Gips ist ein häufig verwendeter Baustoff. Es handelt sich um ein trockenes Pulver wie Zement und Mörtel, das nach dem Mischen mit Wasser verarbeitet werden kann und anschließend unter trockenen Bedingungen aushärtet. Im Gegensatz zu Mörtel und Zement bleibt Gips nach dem Abbinden relativ weich und kann leicht mit Metallwerkzeugen oder sogar Schleifpapier bearbeitet werden. Aufgrund dieser Eigenschaften ist Gips eher eine Auftragsschicht als ein tragendes Material. Anwendungen sind z. B. die Glättung von Innen- oder Außenflächen wie Wände, Decken und der Außenputz von Gebäuden.

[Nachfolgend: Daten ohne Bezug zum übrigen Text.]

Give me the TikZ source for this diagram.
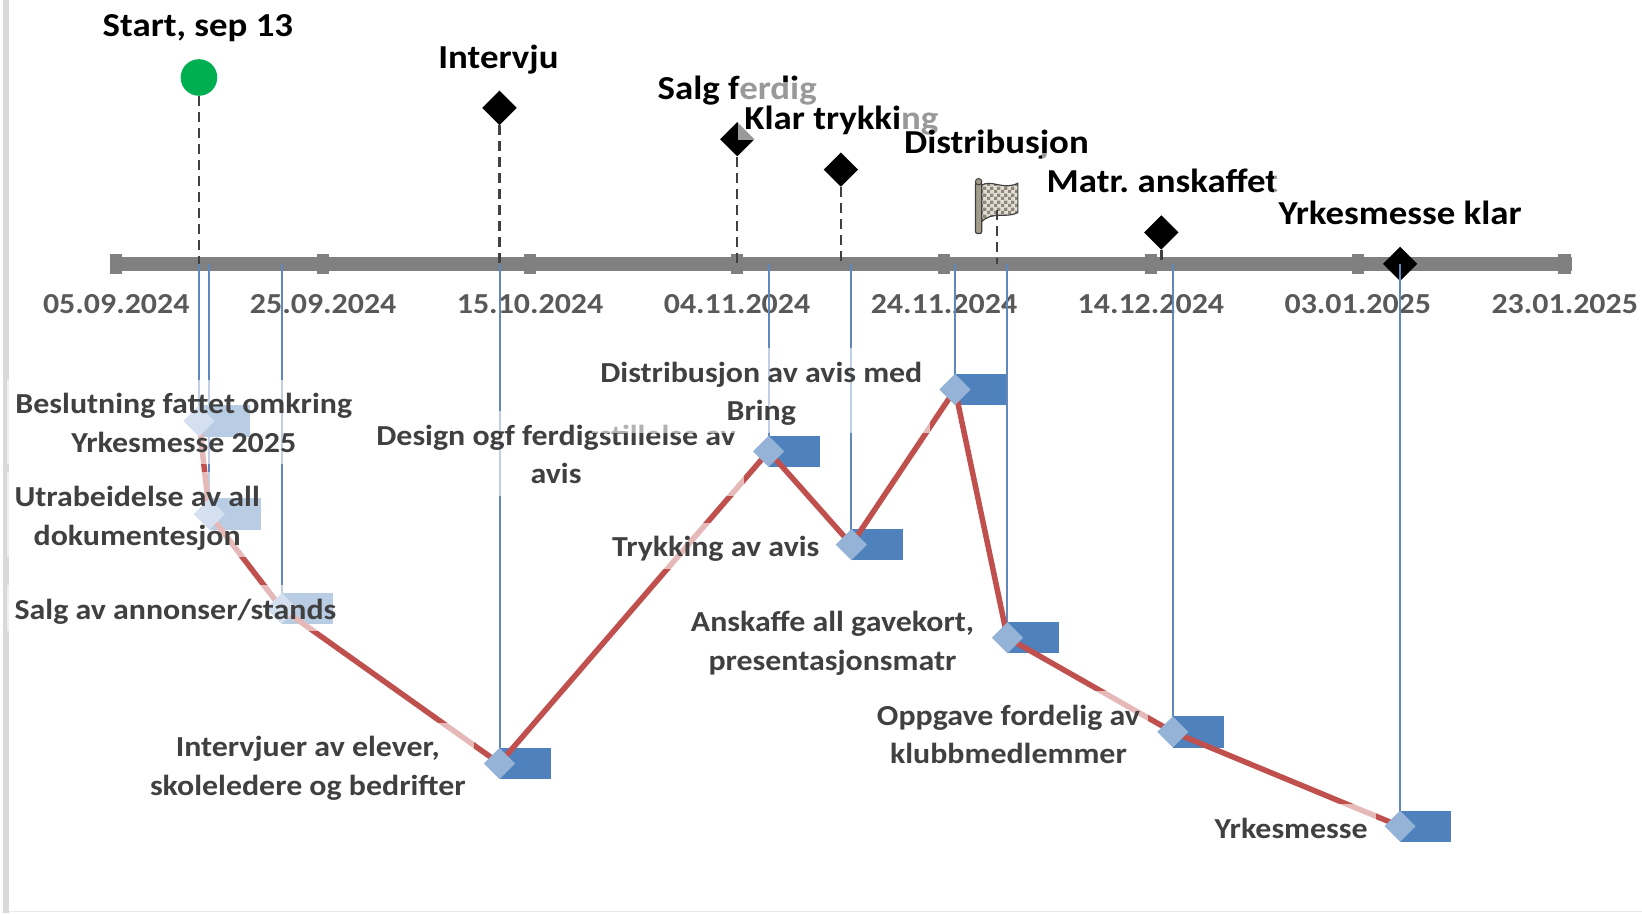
\documentclass[tikz,border=0pt]{standalone}
\usepackage{fontspec}
\setmainfont{Carlito}[FakeStretch=1.1]
\usepackage{tikz}
\usetikzlibrary{shapes.geometric,patterns}

\definecolor{axisgray}{HTML}{808080}
\definecolor{dategray}{HTML}{595959}
\definecolor{labelgray}{HTML}{404040}
\definecolor{taskblue}{HTML}{4F81BD}
\definecolor{lineblue}{HTML}{6088BE}
\definecolor{diamondblue}{HTML}{95B3D7}
\definecolor{pathred}{HTML}{C0504D}
\definecolor{startgreen}{HTML}{00B050}
\definecolor{framegray}{HTML}{D9D9D9}
\definecolor{flagpole}{HTML}{A39C8C}
\definecolor{flagcloth}{HTML}{E3DED5}
\definecolor{flagcheck}{HTML}{8E8878}

\pgfdeclarepatternformonly{flagchecks}{\pgfpointorigin}{\pgfqpoint{7pt}{7pt}}{\pgfqpoint{7pt}{7pt}}{%
  \pgfpathrectangle{\pgfpointorigin}{\pgfqpoint{3.5pt}{3.5pt}}%
  \pgfpathrectangle{\pgfqpoint{3.5pt}{3.5pt}}{\pgfqpoint{3.5pt}{3.5pt}}%
  \pgfusepath{fill}}

\newcommand\topstrut{\rule{0pt}{28pt}}
\newcommand\botstrut{\rule[-6pt]{0pt}{6pt}}
\frenchspacing

\begin{document}
\begin{tikzpicture}[x=1.0472pt,y=-1.0472pt]
\tikzstyle{datelabel}=[font=\fontsize{29}{35}\selectfont\bfseries,text=dategray,anchor=base,inner sep=0pt]
\tikzstyle{axistick}=[fill=axisgray,minimum width=12.5pt,minimum height=20pt,inner sep=0pt]
\tikzstyle{milestone}=[diamond,fill=black,minimum size=34.5pt,inner sep=0pt]
\tikzstyle{mslabel}=[font=\fontsize{33.5}{40}\selectfont\bfseries,fill=white,fill opacity=0.6,text opacity=1,anchor=base,text height=48pt,text depth=10pt,inner xsep=5pt,inner ysep=0pt]
\tikzstyle{msline}=[labelgray,line width=2.5pt,dash pattern=on 10pt off 6pt]
\tikzstyle{taskline}=[lineblue,line width=2pt]
\tikzstyle{taskmark}=[diamond,fill=diamondblue,minimum size=31.4pt,inner sep=0pt]
\tikzstyle{taskbar}=[fill=taskblue,minimum width=51pt,minimum height=31.4pt,inner sep=0pt,anchor=west]
\tikzstyle{tasklabel}=[font=\fontsize{29}{38.7}\selectfont\bfseries,text=labelgray,align=center,fill=white,fill opacity=0.6,text opacity=1,inner xsep=8pt,inner ysep=6pt]
\useasboundingbox (0,0) rectangle (1568,872);

% frame of the chart area
\fill[framegray] (3,0) rectangle (9,872);
\draw[framegray!60,line width=1.5pt] (9,870.5) -- (1568,870.5);

% date axis
\node[datelabel] (dt1) at (111,299) {05.09.2024};
\node[datelabel] (dt2) at (308.6,299) {25.09.2024};
\node[datelabel] (dt3) at (506.2,299) {15.10.2024};
\node[datelabel] (dt4) at (703.8,299) {04.11.2024};
\node[datelabel] (dt5) at (901.4,299) {24.11.2024};
\node[datelabel] (dt6) at (1099,299) {14.12.2024};
\node[datelabel] (dt7) at (1296.6,299) {03.01.2025};
\node[datelabel] (dt8) at (1494.2,299) {23.01.2025};
\coordinate (axl) at (105,252);
\coordinate (axr) at (1501,252);
\draw[axisgray,line width=13.5pt] (axl) -- (axr);
\node[axistick] (t1) at (111,252) {};
\node[axistick] (t2) at (308.6,252) {};
\node[axistick] (t3) at (506.2,252) {};
\node[axistick] (t4) at (703.8,252) {};
\node[axistick] (t5) at (901.4,252) {};
\node[axistick] (t6) at (1099,252) {};
\node[axistick] (t7) at (1296.6,252) {};
\node[axistick] (t8) at (1494.2,252) {};

% milestones
\node[circle,fill=startgreen,minimum size=36.6pt,inner sep=0pt] (ms1) at (190,74) {};
\node[milestone] (ms2) at (477,103) {};
\node[milestone] (ms3) at (704,133) {};
\node[milestone] (ms4) at (803,162) {};
\node[milestone] (ms6) at (1109,222) {};
\node[milestone] (ms7) at (1337,252) {};
\path[fill=flagcloth,postaction={pattern=flagchecks,pattern color=flagcheck},postaction={draw=labelgray,line width=1.2pt}]
  (937,177) .. controls (947,171) and (958,182) .. (972,175) -- (972,203)
  .. controls (960,209) and (948,201) .. (937,212) -- cycle;
\draw[labelgray,line width=1.2pt,fill=flagpole,rounded corners=2pt] (931.5,174) rectangle (937.5,223);
\draw[labelgray,line width=1pt,fill=flagpole] (934.5,173.5) circle (3.2pt);
\coordinate (ms5) at (952,201);
\draw[msline] (ms1.south) -- (ms1 |- axl);
\draw[msline] (ms2.south) -- (ms2 |- axl);
\draw[msline] (ms3.south) -- (ms3 |- axl);
\draw[msline] (ms4.south) -- (ms4 |- axl);
\draw[msline] (ms5) -- (ms5 |- axl);
\draw[msline] (ms6.south) -- (ms6 |- axl);

% tasks
\coordinate (p1) at (190,402);
\coordinate (p2) at (200,491);
\coordinate (p3) at (269,581);
\coordinate (p4) at (477,729);
\coordinate (p5) at (734,431);
\coordinate (p6) at (813,520);
\coordinate (p7) at (912,372);
\coordinate (p8) at (962,609);
\coordinate (p9) at (1120,699);
\coordinate (p10) at (1337,789);
\draw[taskline] (p1 |- axl) -- (p1);
\draw[taskline] (p2 |- axl) -- (p2);
\draw[taskline] (p3 |- axl) -- (p3);
\draw[taskline] (p4 |- axl) -- (p4);
\draw[taskline] (p5 |- axl) -- (p5);
\draw[taskline] (p6 |- axl) -- (p6);
\draw[taskline] (p7 |- axl) -- (p7);
\draw[taskline] (p8 |- axl) -- (p8);
\draw[taskline] (p9 |- axl) -- (p9);
\draw[taskline] (p10 |- axl) -- (p10);
\node[taskbar] (b1) at (p1) {};
\node[taskbar] (b2) at (p2) {};
\node[taskbar] (b3) at (p3) {};
\node[taskbar] (b4) at (p4) {};
\node[taskbar] (b5) at (p5) {};
\node[taskbar] (b6) at (p6) {};
\node[taskbar] (b7) at (p7) {};
\node[taskbar] (b8) at (p8) {};
\node[taskbar] (b9) at (p9) {};
\node[taskbar] (b10) at (p10) {};
\draw[pathred,line width=5.5pt,line join=round] (p1) -- (p2) -- (p3) -- (p4) -- (p5) -- (p6) -- (p7) -- (p8) -- (p9) -- (p10);
\node[taskmark] (d1) at (p1) {};
\node[taskmark] (d2) at (p2) {};
\node[taskmark] (d3) at (p3) {};
\node[taskmark] (d4) at (p4) {};
\node[taskmark] (d5) at (p5) {};
\node[taskmark] (d6) at (p6) {};
\node[taskmark] (d7) at (p7) {};
\node[taskmark] (d8) at (p8) {};
\node[taskmark] (d9) at (p9) {};
\node[taskmark] (d10) at (p10) {};

% task labels
\node[tasklabel] (l1) at (175.5,403) {\topstrut Beslutning fattet omkring\\Yrkesmesse 2025\botstrut};
\node[tasklabel] (l2) at (131,491.5) {\topstrut Utrabeidelse av all\\dokumentesjon\botstrut};
\node[tasklabel] (l3) at (167.5,581) {\topstrut Salg av annonser/stands\botstrut};
\node[tasklabel] (l4) at (294,730.5) {\topstrut Intervjuer av elever,\\skoleledere og bedrifter\botstrut};
\node[tasklabel] (l5) at (531,433) {\topstrut Design ogf ferdigstillelse av\\avis\botstrut};
\node[tasklabel] (l6) at (683.5,521) {\topstrut Trykking av avis\botstrut};
\node[tasklabel] (l7) at (727,373) {\topstrut Distribusjon av avis med\\Bring\botstrut};
\node[tasklabel] (l8) at (795,611) {\topstrut Anskaffe all gavekort,\\presentasjonsmatr\botstrut};
\node[tasklabel] (l9) at (963,700.5) {\topstrut Oppgave fordelig av\\klubbmedlemmer\botstrut};
\node[tasklabel] (l10) at (1233,790) {\topstrut Yrkesmesse\botstrut};

% milestone labels
\node[mslabel] (m1) at (189,35) {Start, sep 13};
\node[mslabel] (m2) at (476,65) {Intervju};
\node[mslabel] (m3) at (704,95) {Salg ferdig};
\node[mslabel,inner xsep=6.5pt] (m4) at (803.5,124) {Klar trykking};
\node[mslabel] (m5) at (951.5,146.5) {Distribusjon};
\node[mslabel,text height=40pt] (m6) at (1110,184) {Matr. anskaffet};
\node[mslabel] (m7) at (1337,214) {Yrkesmesse klar};
\end{tikzpicture}
\end{document}
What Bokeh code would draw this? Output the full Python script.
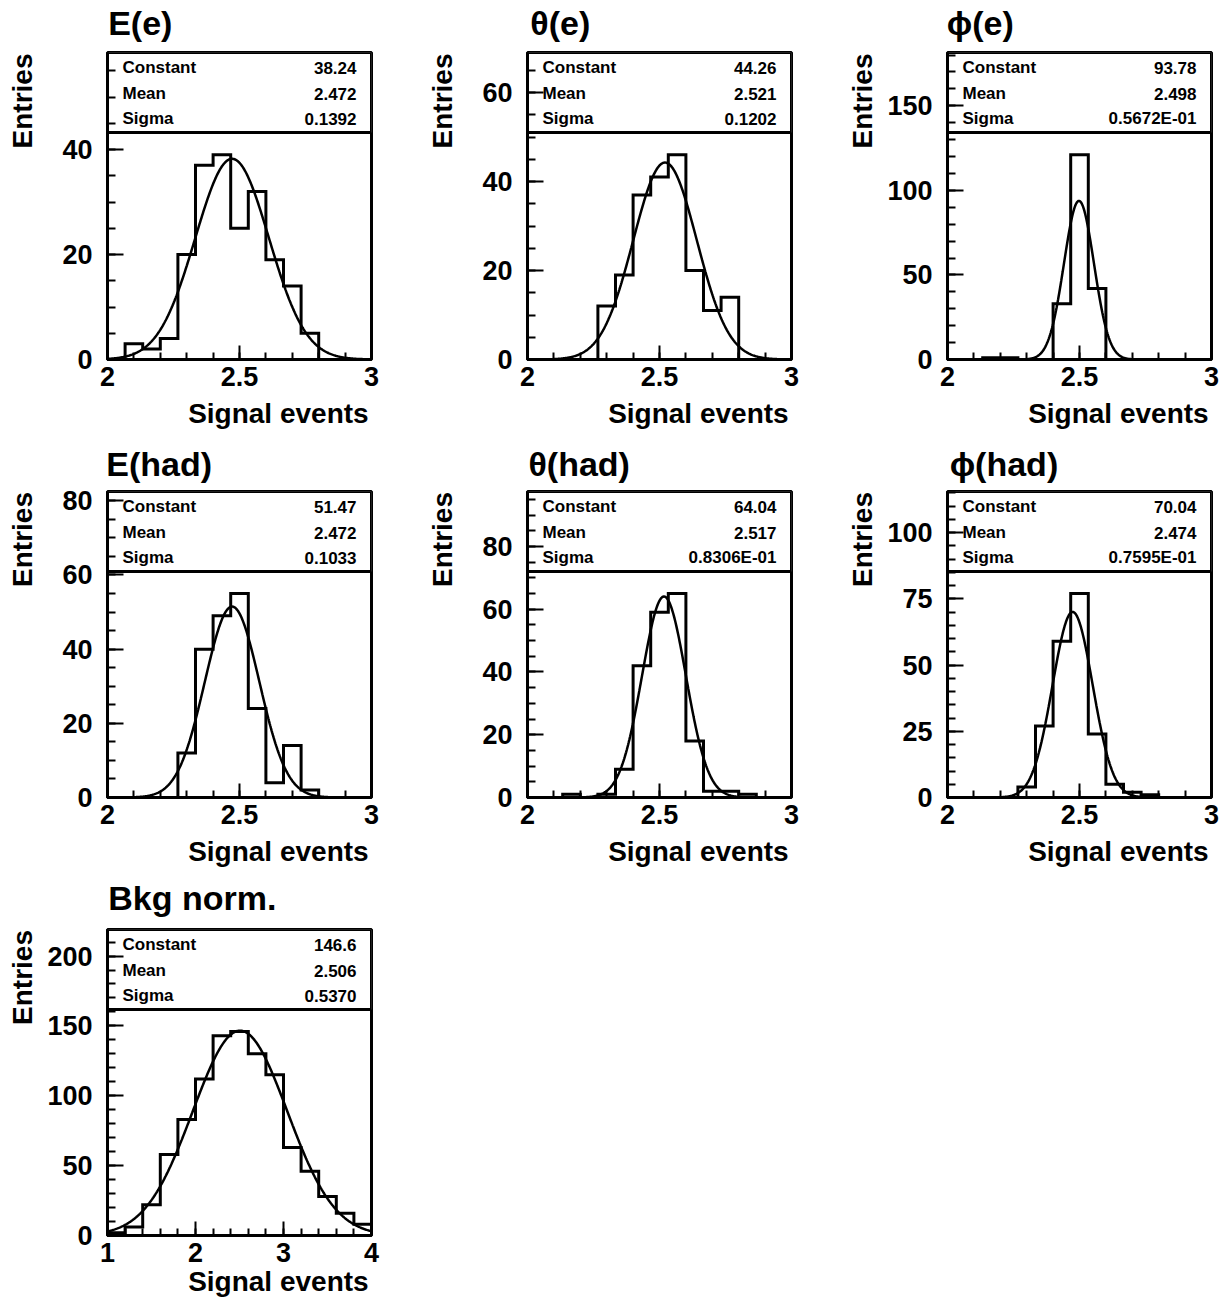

Es gibt verschiedene Arten von Gips, wie Kalkputze, Zementputze oder Harzputze. Letztere unterscheiden sich von einem reinen Mineralputz durch die Zugabe von organischen Bindemitteln.

Rheologische Untersuchungen an Gips

Informationen über das rheologische Verhalten sind für die Produktion (Verarbeitungseigenschaften), die Entwicklung (Einfluss von Additiven auf die Eigenschaften) sowie für die Qualitätskontrolle unerlässlich. Dieses Verhalten lässt sich anhand der Viskosität und den Fließeigenschaften beschreiben, etwa über die Strukturregeneration nach dem Scheren. 

Die Viskosität von Gips kann z. B. mit einem Rotationsrheometer in Kombination mit einem Kugelmesssystem bestimmt werden, das für Tests von halbfesten Dispersionen mit Partikeln bis zu einem Durchmesser von 5 mm entwickelt wurde. Während der Messung bewegt sich eine Kugel auf einer kreisförmigen Bahn durch die Probe. Nur bei der ersten Umdrehung schert die Kugel auf einer Bahn durch ungeschertes Material, aus dem die Partikel noch nicht weggestoßen wurden. Daher ist ein Rheometer erforderlich, das in der Lage ist, innerhalb nur einer einzigen Umdrehung eine Fließkurve über mehrere Dekaden der Drehzahl zu steuern. Die Kenntnis des Fließverhaltens und der Viskosität von Gips unter verschiedenen Bedingungen wie Fließgeschwindigkeit und Temperatur erlaubt Rückschlüsse auf die Verarbeitbarkeit.

Für diesen Test ist ein Rheometer mit Kugelmesssystem erforderlich.